The Role of Atmospheric Organic Aerosols as Ice-nucleating Particles

Knopf, D., Stony Brook University

Cloud-Aerosol-Precipitation Interactions

Aerosol Processes

Knopf D, P Alpert, and B Wang. 2018. "The Role of Organic Aerosol in Atmospheric Ice Nucleation: A Review." ACS Earth and Space Chemistry, 2(3), doi:10.1021/acsearthspacechem.7b00120.


Airborne particles can be dominated by organic material, which is ubiquitous in the atmosphere, from the Earth’s surface to many kilometers above. We gathered the most up-to-date findings and assessed the impact of organic material on ice cloud formation, but much more research is needed.

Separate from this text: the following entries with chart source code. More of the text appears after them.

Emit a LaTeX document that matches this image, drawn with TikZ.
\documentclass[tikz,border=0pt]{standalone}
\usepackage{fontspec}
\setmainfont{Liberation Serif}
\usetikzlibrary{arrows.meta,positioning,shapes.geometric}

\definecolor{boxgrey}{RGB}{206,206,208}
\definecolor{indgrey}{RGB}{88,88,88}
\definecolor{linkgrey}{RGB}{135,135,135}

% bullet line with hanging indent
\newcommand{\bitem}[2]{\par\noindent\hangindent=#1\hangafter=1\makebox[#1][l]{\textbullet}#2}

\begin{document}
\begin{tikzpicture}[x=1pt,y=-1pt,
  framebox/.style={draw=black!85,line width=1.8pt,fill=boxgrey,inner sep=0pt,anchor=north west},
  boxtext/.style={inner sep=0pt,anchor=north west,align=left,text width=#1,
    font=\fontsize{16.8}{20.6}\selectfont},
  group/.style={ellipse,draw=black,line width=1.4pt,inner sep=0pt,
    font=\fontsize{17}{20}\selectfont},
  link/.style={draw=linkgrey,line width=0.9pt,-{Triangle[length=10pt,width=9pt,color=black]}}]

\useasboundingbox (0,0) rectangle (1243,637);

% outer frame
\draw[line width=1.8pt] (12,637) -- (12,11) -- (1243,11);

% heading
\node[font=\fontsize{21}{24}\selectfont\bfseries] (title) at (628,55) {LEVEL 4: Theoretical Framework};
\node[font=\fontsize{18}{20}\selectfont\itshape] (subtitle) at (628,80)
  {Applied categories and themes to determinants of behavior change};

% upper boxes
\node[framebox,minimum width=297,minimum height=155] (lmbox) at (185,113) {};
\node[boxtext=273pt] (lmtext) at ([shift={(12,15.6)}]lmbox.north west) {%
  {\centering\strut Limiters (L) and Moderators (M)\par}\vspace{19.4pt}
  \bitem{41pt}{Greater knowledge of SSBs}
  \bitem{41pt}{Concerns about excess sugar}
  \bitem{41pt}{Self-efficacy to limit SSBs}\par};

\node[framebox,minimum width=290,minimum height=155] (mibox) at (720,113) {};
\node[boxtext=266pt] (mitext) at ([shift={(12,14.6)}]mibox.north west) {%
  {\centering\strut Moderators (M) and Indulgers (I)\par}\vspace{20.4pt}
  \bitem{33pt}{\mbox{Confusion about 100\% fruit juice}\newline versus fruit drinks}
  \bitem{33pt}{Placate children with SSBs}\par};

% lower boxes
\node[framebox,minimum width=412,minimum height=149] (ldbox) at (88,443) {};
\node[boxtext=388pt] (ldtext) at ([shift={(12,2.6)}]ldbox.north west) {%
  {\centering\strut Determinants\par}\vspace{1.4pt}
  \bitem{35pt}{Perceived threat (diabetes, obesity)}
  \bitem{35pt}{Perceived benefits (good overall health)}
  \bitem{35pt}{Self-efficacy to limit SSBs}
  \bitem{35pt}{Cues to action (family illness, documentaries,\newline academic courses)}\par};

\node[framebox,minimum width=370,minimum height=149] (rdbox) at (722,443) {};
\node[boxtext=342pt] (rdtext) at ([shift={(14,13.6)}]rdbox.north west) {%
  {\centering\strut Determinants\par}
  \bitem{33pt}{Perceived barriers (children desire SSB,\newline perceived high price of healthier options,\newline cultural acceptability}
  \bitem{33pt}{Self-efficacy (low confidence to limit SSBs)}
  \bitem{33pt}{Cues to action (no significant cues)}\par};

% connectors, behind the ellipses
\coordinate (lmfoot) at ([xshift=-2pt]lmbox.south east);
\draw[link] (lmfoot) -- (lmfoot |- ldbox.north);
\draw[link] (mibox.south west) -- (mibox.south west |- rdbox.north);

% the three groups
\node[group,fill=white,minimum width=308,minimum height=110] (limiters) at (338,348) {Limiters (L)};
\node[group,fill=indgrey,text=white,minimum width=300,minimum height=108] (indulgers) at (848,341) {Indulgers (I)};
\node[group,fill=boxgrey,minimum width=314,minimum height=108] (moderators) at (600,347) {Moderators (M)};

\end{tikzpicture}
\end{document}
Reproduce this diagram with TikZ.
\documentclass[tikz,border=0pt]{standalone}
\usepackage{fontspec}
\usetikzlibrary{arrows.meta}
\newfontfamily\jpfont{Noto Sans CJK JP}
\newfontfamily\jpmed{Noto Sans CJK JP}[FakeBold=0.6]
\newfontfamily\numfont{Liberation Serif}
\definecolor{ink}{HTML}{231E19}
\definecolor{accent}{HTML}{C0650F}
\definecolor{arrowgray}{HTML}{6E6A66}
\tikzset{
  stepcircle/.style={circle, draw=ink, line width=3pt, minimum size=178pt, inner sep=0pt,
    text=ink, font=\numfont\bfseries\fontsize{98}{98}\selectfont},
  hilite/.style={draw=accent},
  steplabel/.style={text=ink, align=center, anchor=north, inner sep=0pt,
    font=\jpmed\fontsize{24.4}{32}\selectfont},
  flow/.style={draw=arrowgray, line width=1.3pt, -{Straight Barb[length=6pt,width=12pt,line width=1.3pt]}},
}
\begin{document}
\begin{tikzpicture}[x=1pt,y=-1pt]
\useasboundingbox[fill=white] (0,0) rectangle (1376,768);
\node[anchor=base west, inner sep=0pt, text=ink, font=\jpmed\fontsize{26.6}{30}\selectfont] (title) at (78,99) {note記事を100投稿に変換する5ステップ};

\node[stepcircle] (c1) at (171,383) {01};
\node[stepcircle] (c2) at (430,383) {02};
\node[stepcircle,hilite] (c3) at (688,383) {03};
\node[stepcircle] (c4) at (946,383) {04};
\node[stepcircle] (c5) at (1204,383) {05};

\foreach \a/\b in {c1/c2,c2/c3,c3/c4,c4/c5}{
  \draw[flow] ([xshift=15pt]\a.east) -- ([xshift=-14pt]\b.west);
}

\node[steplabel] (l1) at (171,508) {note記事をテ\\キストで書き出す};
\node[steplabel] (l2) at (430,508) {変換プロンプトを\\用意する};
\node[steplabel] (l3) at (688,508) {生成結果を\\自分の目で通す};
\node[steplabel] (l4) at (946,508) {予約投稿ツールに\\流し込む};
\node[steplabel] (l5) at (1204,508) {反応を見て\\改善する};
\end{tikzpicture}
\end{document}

Organic aerosol particles can be amorphous (non-crystalline) in nature, altering their phase-state between liquid, semisolid, and solid (glassy) in response to changes in humidity and temperature. Although difficult to predict how these phase-state changes affect atmospheric ice formation, the compiled data illustrate associated challenges in field and laboratory measurements, ultimately improving our fundamentally understanding of these coupled phenomena.


Heterogeneous ice nucleation can proceed on aerosol particles ranging from a few nanometers to micrometers in size, commonly referred to ice-nucleating particles. Organic matter can be present as organic aerosol particles or as coatings on other particle types. The physicochemical properties of organic matter impact how organic aerosol form ice crystals in the atmosphere and contribute to the ice-nucleating particle population. Examination of ice residuals and ice-nucleating particles with advanced analytical techniques demonstrates that organic matter participates in atmospheric ice crystal formation. The phase-state of organic matter in the supercooled and metastable regime is identified as a key factor in assessing particle nucleation pathways and rates. Two competing kinetic regimes are identified, which are the time scales under which a particle changes its phase-state governed by condensed-phase diffusion processes, and the associated ice nucleation rate for given thermodynamic conditions. A theoretical model is advanced accounting for changes in humidity and temperature based on particle water activity that predicts amorphous phase changes and ice nucleation of particles coated by organic matter. This review synthesizes our current understanding and proposes future research directions needed to fully evaluate how organic aerosol contributes to atmospheric ice nucleation.